Thursday, March 19, 2015

Education reforms take a bite out of Cuomo's approval rating

Posted By on Thu, Mar 19, 2015 at 2:53 PM

click to enlarge Governor Andrew Cuomo - FILE PHOTO
  • Governor Andrew Cuomo
Resistance to Governor Andrew Cuomo’s education reform agenda seems to be gaining steam. Cuomo has weathered several controversies, and though he won re-election, it wasn't an overwhelming victory.

And frankly, some of his statements about public schools and his relentless attacks on the teachers unions haven't made a lot of sense politically or in terms of policy.

A recent Quinnipiac University poll shows that Cuomo's job approval has dropped to 50 percent, according to the Wall Street Journal, the lowest since he took office in January 2011. Education is where the governor took one of his biggest hits, with only 28 percent of voters approving of his reforms.

Though almost everyone agrees that the teaching profession’s standards need to be elevated, there is almost no consensus on how to get there. And certainly nobody wants teachers who are either incompetent or guilty of misconduct to be in the classroom.

But the public doesn’t seem to be in step with Cuomo’s insistence that incompetent teachers protected by unions are the main problem with the state’s education system, or that a tougher evaluation system is the solution.

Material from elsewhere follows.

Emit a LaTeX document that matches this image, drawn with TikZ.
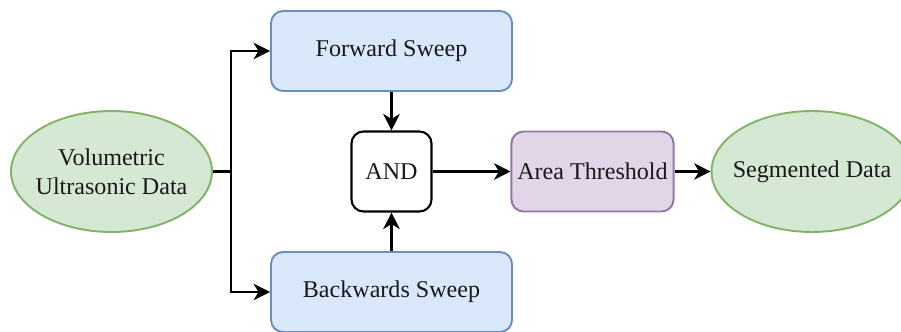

No doubt some think that the state is hardly in a position to point fingers after the bizarre roll out of the Common Core curriculum.

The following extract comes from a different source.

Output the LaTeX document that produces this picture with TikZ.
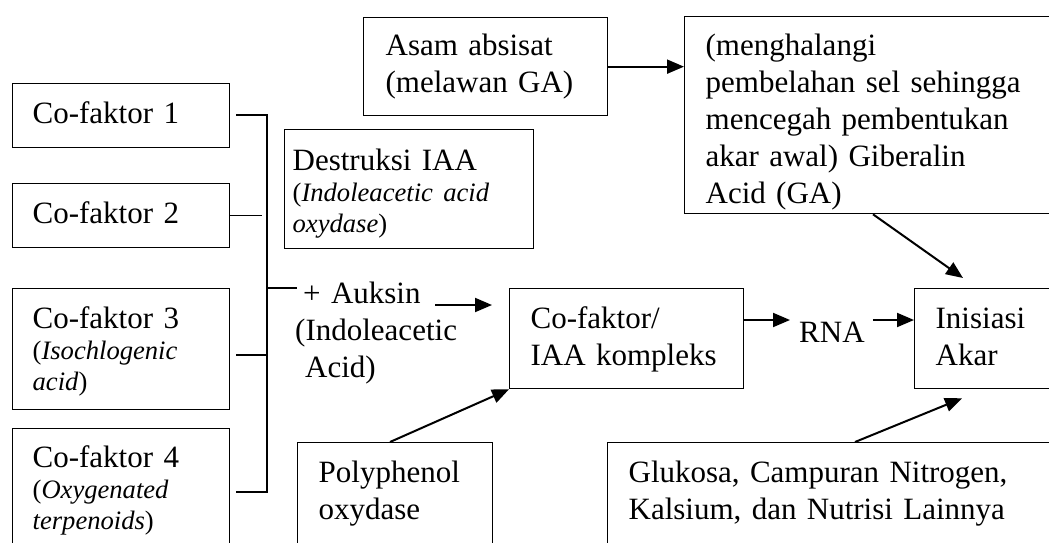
\documentclass[tikz,border=0pt]{standalone}
\usepackage{fontspec}
\setmainfont{Liberation Serif}
\usetikzlibrary{arrows.meta,calc}

\begin{document}
\begin{tikzpicture}[x=1pt,y=-1pt]
	\tikzstyle{box} = [draw, line width=1.3pt, anchor=north west, align=left, inner ysep=0pt, font={\fontsize{31}{37}\selectfont}];
	\tikzstyle{plain} = [inner sep=0pt, align=left, font={\fontsize{31}{37}\selectfont}];
	\tikzstyle{link} = [line width=1.3pt];
	\tikzstyle{point} = [-{Triangle[length=17pt,width=14pt]}, line width=2pt];

	\def \sub {\fontsize{26.6}{31}\selectfont}

	\useasboundingbox (0,0) rectangle (1049,543);
	\clip (0,0) rectangle (1049,543);

	% cofactors on the left
	\node[box, inner xsep=20pt, text width=177pt, text height=40pt, text depth=24pt] (cof1) at (12,83) {Co-faktor 1};
	\node[box, inner xsep=20pt, text width=177pt, text height=40pt, text depth=24pt] (cof2) at (12,183) {Co-faktor 2};
	\node[box, inner xsep=20pt, text width=177pt, text height=40pt, text depth=81pt] (cof3) at (12,288)
		{Co-faktor 3\\\sub(\textit{Isochlogenic}\\\textit{acid})\par};
	\node[box, inner xsep=20pt, text width=177pt, text height=39pt, text depth=110pt] (cof4) at (12,428)
		{Co-faktor 4\\\sub(\textit{Oxygenated}\\\textit{terpenoids})\par};

	% upper boxes
	\node[box, inner xsep=22pt, text width=200pt, text height=38pt, text depth=60pt] (asam) at (363,17)
		{Asam absisat\\(melawan GA)};
	\node[box, inner xsep=8pt, text width=233pt, text height=41pt, text depth=78pt] (destruksi) at (284,129)
		{Destruksi IAA\\\sub(\textit{Indoleacetic acid}\\\textit{oxydase})\par};
	\node[box, inner xsep=21pt, text width=345pt, text height=39pt, text depth=158pt] (ga) at (684,16)
		{(menghalangi\\pembelahan sel sehingga\\mencegah pembentukan\\akar awal) Giberalin\\Acid (GA)};

	% middle row
	\node[plain, text width=150pt, anchor=base west] (auksin) at (295,303)
		{\hspace*{8pt}+ Auksin\\(Indoleacetic\\\hspace*{10pt}Acid)};
	\node[box, inner xsep=21pt, text width=192pt, text height=40pt, text depth=60pt] (cofIAA) at (509,288)
		{Co-faktor/\\IAA kompleks};
	\node[plain, anchor=base west] (rna) at (799,342) {RNA};
	\node[box, inner xsep=21pt, text width=150pt, text height=40pt, text depth=60pt] (ini) at (914,288)
		{Inisiasi\\Akar};

	% lower boxes
	\node[box, inner xsep=21pt, text width=153pt, text height=40pt, text depth=80pt] (poly) at (297,442)
		{Polyphenol\\oxydase};
	\node[box, inner xsep=21pt, text width=420pt, text height=40pt, text depth=80pt] (glu) at (607,442)
		{Glukosa, Campuran Nitrogen,\\Kalsium, dan Nutrisi Lainnya};

	% bracket joining the cofactors
	\coordinate (bus) at (267,288);
	\foreach \c/\dy in {cof1/32,cof3/67,cof4/64} {
		\draw[link] ([xshift=6pt,yshift=-\dy pt]\c.north east) -| (bus);
	}
	\draw[link] (cof2.east) -- ++(32,0);
	\draw[link] (bus) -- ++(30,0);

	% arrows
	\coordinate (auksinEnd) at (435,305);
	\draw[point, shorten >=17pt] (auksinEnd) -- (auksinEnd -| cofIAA.west);
	\draw[point] (asam.east) -- (asam.east -| ga.west);
	\draw[point, shorten >=9pt] ([yshift=-32pt]cofIAA.north east) -- ([yshift=-32pt]cofIAA.north east -| rna.west);
	\draw[point, shorten <=8pt] ([yshift=-32pt]ini.north west -| rna.east) -- ([yshift=-32pt]ini.north west);
	\draw[point] ($(ga.south west)+(189,0)$) -- ($(ini.north west)+(49,-10)$);
	\draw[point] ($(poly.north west)+(93,0)$) -- (cofIAA.south west);
	\draw[point] ($(glu.north west)+(248,0)$) -- ($(ini.south west)+(48,9)$);
\end{tikzpicture}
\end{document}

It appears that the public has found that the counter-arguments being made by numerous superintendents throughout the state to be more persuasive.

More than a dozen superintendents from the Rochester region recently co-signed a letter to Cuomo expressing their concerns about Cuomo's budget allocations for education and about linking evaluation to test scores. 

Kevin McGowan, superintendent of Brighton schools, has written a third letter to Cuomo, criticizing the use of test scores in teacher evaluations. He also urged the governor to provide more financial aid.

Bill Cala, interim superintendent of Fairport schools, is an outspoken critic of the governor’s support for the Common Core. He's also critical of former State Education Commissioner John King. Cala recently wrote a letter (see below) to members of the Board of Regents calling for the removal of Chancellor Merryl Tisch from her leadership post. Cala doesn't speak for everyone regarding the governor and the Board of Regents, but many people listen when he does speak.


Dear Members of the New York State Board of Regents,

Over the past year, it should be apparent that the direction of education in New York is changing. Parents have raised their voices and are no longer willing to blindly accept the state and national agenda of testing and punishment to their children and their children's teachers. Parents have made it clear that they support their public schools and teachers and will no longer accept a rigid curriculum and testing regime.

Former commissioner King's management of curriculum, data, parents and the implementation of the common core (as well as the common core itself) surely precipitated his departure. Parents, teachers, school board members and the general populace demanded that the process of appointing members to the Board of Regents by the legislature dramatically change and that the process become more transparent. Those demands were so loud and deafening that the legislature had little choice but to listen. As a result, unprecedented turnover resulted. The most ardent supporter of John King was regent Robert Bennett. Throughout Bennett's term he has supported positions that have been at cross purposes with the wishes of parents and teachers. Before John King's departure, Bennett's praise for his policies were unwavering. In fact, when King resigned, Bennett was quoted as saying "...he is the best educator I have ever met." Quite curious that when interviewed for reappointment to the Board of Regents recently, the story changed. It became apparent that Mr. Bennett read the tea leaves and knew that support for John King would not secure reappointment. Fortunately the legislators paid attention and knew very well where he stands on the issues and this led to Mr. Bennett's withdrawal of his application. As you know, this was not the only incumbent who fell.

You all know the history and hopefully you all are aware of the movement for a more responsive government and a board of regents more receptive to the needs and desires of the people of the state of New York. The big question that remains is whether or not the new composition of the board will do "business as usual" or will this board respond to the outcry of parents and teachers. The most effective sign that the Regents are listening and care about the people they serve would be to elect a new chancellor.

Chancellor Tisch has vehemently supported the policies of John King and demonstrated an uncomfortable alliance with the draconian policies of Governor Cuomo. She has been unapologetic, unresponsive and deaf to the public she serves. Her continued leadership of the board will signal defiance of the will of the educational community and an arrogance of unmeasured proportions.

I trust that events of the recent weeks and months will bring a change of heart which subsequently will lead to a change of leadership so desperately needed in New York. Anything less will send a signal that the voices of communities across the state have been ignored.


William C. Cala Ed.D.
Lifetime New York educator and child advocate.